Distinguished Professor of Chemistry
The fundamentally interesting and challenging chemistry associated with carbon dioxide, coupled with its high potential as a source of chemical carbon, provides adequate justification for comprehensive investigations in this area. In our research program we have attempted to establish a clearer mechanistic view of carbon-hydrogen, carbon-carbon, and carbon-oxygen bond forming processes resulting from carbon dioxide insertion into M-H, M-C, and M-O bonds.

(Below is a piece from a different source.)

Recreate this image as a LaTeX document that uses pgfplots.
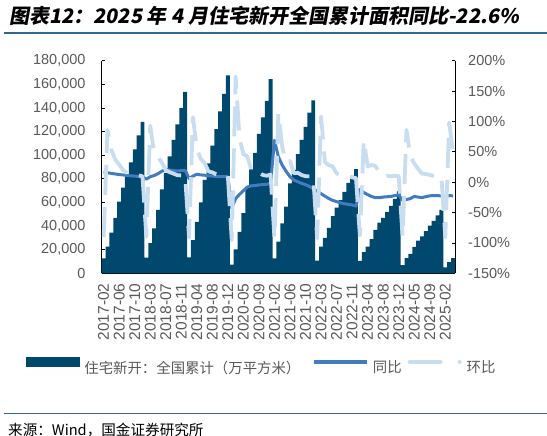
\documentclass[border=0pt]{standalone}
\usepackage{pgfplots}
\pgfplotsset{compat=1.18}
\usepackage{pgfplotstable}
\usepackage{fontspec}
\setmainfont{Liberation Sans}
\newfontfamily\cjk{Noto Sans CJK SC}
\newfontfamily\cjkt[FakeSlant=0.18]{Noto Sans CJK SC}

\definecolor{barblue}{RGB}{0,72,110}
\definecolor{yoyblue}{RGB}{66,124,190}
\definecolor{momblue}{RGB}{200,222,240}
\definecolor{ticktext}{RGB}{89,89,89}
\definecolor{rulecol}{RGB}{45,105,145}

\pgfplotsset{/pgf/number format/assume math mode=true}

% x = month index (Jan missing), cum = 万平方米, yoy/mom in %
\pgfplotstableread{
x cum yoy mom
0 12700 16 -90
1 22500 15.5 86
2 34400 14.5 53
3 47000 13.5 37
4 60600 12.5 29
5 72500 12 20
6 83800 11 15.6
7 94000 10.5 12
8 105000 10 11.7
9 116800 9.5 11.2
10 128100 9 9.7
11 13200 5 -89.7
12 25500 9 93
13 38000 11 49
14 53600 14 41
15 71000 18 32.5
16 85000 21 19.7
17 99000 20 16.5
18 113000 19 14.1
19 126000 18.5 11.5
20 140000 19 11.1
21 153500 19.7 9.6
22 13500 6 -91.2
23 28000 10 107
24 43500 13 55
25 60000 12 38
26 79000 11.5 31.7
27 93000 10.5 17.7
28 108000 10 16.1
29 122000 9.5 13
30 137000 9 12.3
31 152000 9 10.9
32 167500 9 10.2
33 7400 -43 -95.6
34 20300 -27 174
35 35000 -20 72
36 51000 -14 46
37 73000 -8 43
38 88000 -6 20.5
39 102000 -5.5 15.9
40 118000 -4.5 15.7
41 132000 -4 11.9
42 146000 -3.5 10.6
43 164300 -2 12.5
44 12700 69 -92.3
45 26800 42 114
46 42300 28 57.8
47 56400 18 33.3
48 76200 9 35
49 87500 3.6 14.8
50 101000 0.8 15.4
51 112900 -2 11.8
52 124000 -4 9.8
53 136000 -7 9.7
54 146400 -10.9 7.6
55 10800 -15 -92.6
56 22500 -19 108
57 30000 -23 33
58 38500 -27 28
59 48500 -30 26
60 55500 -32 14.4
61 62000 -34 11.7
62 69000 -35.5 11.3
63 76500 -36.5 10.9
64 82500 -37.5 7.8
65 88100 -39.4 6.8
66 10600 -12 -88
67 17900 -17 69
68 22600 -20.5 26
69 29000 -23.5 28.3
70 36700 -25.5 26.6
71 42900 -25.5 16.9
72 47000 -24.5 9.6
73 52000 -24 10.6
74 57000 -23.5 9.6
75 63000 -22 10.5
76 69300 -21 10
77 6900 -30 -90
78 12800 -28.5 86
79 16500 -27 42
80 22300 -23.5 31
81 27700 -24.5 22
82 31200 -25.5 14
83 35800 -23.8 13.5
84 40300 -22.5 12
85 44400 -22 10.5
86 49000 -22.2 10
87 53700 -22.5 9.6
88 5000 -24 -90.7
89 9400 -22 98
90 12770 -22.6 48
}\starts

\begin{document}
\begin{tikzpicture}
% title and rule
\node[anchor=west, inner sep=0pt, font=\cjkt\bfseries\fontsize{20bp}{23bp}\selectfont]
  at (9bp,420bp) {图表12：2025 年 4 月住宅新开全国累计面积同比-22.6\%};
\draw[rulecol, line width=1.5bp] (4bp,403bp) -- (547bp,403bp);

\pgfplotsset{
  chartbox/.style={
    at={(101.7bp,162.7bp)}, anchor=south west,
    width=353.3bp, height=212.6bp, scale only axis,
    xmin=-0.5, xmax=90.5,
    axis line style={black, line width=1bp, -},
    tick align=inside, major tick length=3bp,
    tick style={black, line width=0.8bp},
    tick label style={font=\fontsize{14.5bp}{16bp}\selectfont, text=ticktext},
  }
}

% cumulative bars, left axis
\begin{axis}[chartbox,
  ymin=0, ymax=180000,
  axis y line*=left, axis x line*=bottom,
  xtick={0,4,...,88},
  xticklabels={2017-02,2017-06,2017-10,2018-03,2018-07,2018-11,2019-04,2019-08,2019-12,2020-05,2020-09,2021-02,2021-06,2021-10,2022-03,2022-07,2022-11,2023-04,2023-08,2023-12,2024-05,2024-09,2025-02},
  ytick={0,20000,...,180000},
  scaled y ticks=false,
  yticklabel style={/pgf/number format/fixed, /pgf/number format/1000 sep={,}, anchor=east, inner sep=0pt, xshift=-16bp},
  xticklabel style={yshift=-10bp, rotate=90, anchor=east, inner sep=0pt, font=\fontsize{15.5bp}{17bp}\selectfont},
]
\addplot[ybar, bar width=1, fill=barblue, draw=none] table[x=x, y=cum]{\starts};
\end{axis}

% yoy / mom lines, right axis
\begin{axis}[chartbox,
  ymin=-150, ymax=200,
  axis y line*=right, axis x line=none,
  ytick={-150,-100,...,200},
  yticklabel={\pgfmathprintnumber{\tick}\%},
  yticklabel style={anchor=west, inner sep=0pt, xshift=13bp},
  legend style={at={(-0.2143,-0.436)}, anchor=west, draw=none, fill=none,
    inner sep=0pt, outer sep=0pt, legend columns=3,
    font=\cjk\fontsize{14.4bp}{16bp}\selectfont, text=ticktext,
    nodes={inner sep=0pt},
    /tikz/column 1/.style={column sep=5bp},
    /tikz/column 2/.style={column sep=12bp},
    /tikz/column 3/.style={column sep=4bp},
    /tikz/column 4/.style={column sep=6bp},
    /tikz/column 5/.style={column sep=5bp}},
]
\addlegendimage{legend image code/.code={\fill[barblue] (0bp,1bp) rectangle (53bp,10bp);}}
\addlegendentry{住宅新开：全国累计（万平方米）}
\addplot[yoyblue, line width=3bp, line join=round,
  legend image code/.code={\draw[yoyblue, line width=3.6bp] (0bp,5.5bp) -- (53bp,5.5bp);}]
  table[x=x, y=yoy]{\starts};
\addlegendentry{同比}
\addplot[momblue, line width=3.8bp, line join=round, dash pattern=on 30bp off 12bp,
  legend image code/.code={\draw[momblue, line width=3.8bp, line cap=round,
    dash pattern=on 31bp off 19bp on 0.01bp off 20bp] (2bp,5.5bp) -- (52.1bp,5.5bp);}]
  table[x=x, y=mom]{\starts};
\addlegendentry{环比}
\end{axis}

% source
\draw[rulecol, line width=1.3bp] (4bp,22.5bp) -- (547bp,22.5bp);
\node[anchor=west, inner sep=0pt, font=\cjk\fontsize{14.6bp}{16bp}\selectfont]
  at (8bp,6bp) {来源：Wind，国金证券研究所};

\pgfresetboundingbox
\path[use as bounding box] (0bp,0bp) rectangle (547bp,436bp);
\end{tikzpicture}
\end{document}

Relevant to the latter process our research has addressed the utilization of carbon dioxide in the development of improved synthetic routes for the production of polycarbonates. The hazardous and expensive production process currently in place industrially for these materials involves the interfacial polycondensation of phosgene and diols, accentuates the need for these studies. Although we and others have made significant advances in the synthesis of these useful thermoplastics from carbon dioxide and epoxides much of the fundamental knowledge concerning the reaction kinetics of these processes is lacking, due in part to the practical challenges associated with sampling and analyzing systems at elevated temperatures and pressures. This information is needed for making this process applicable to the synthesis of a variety of copolymers possessing a range of properties and uses. Our studies are examining in detail the mechanistic aspects of metal catalyzed carbon dioxide/epoxide coupling reactions employing in situ spectroscopy methods. For this purpose Fourier-transform infrared attenuated total refluctance (FTIR/ATR) spectroscopy is being utilized. Other related investigations involve the development of structural and reactivity models for the industrially prevalent double metal cyanide catalysts(DMC) used in polyethers and polycarbonate synthesis from epoxides or CO2/epoxides, respectively.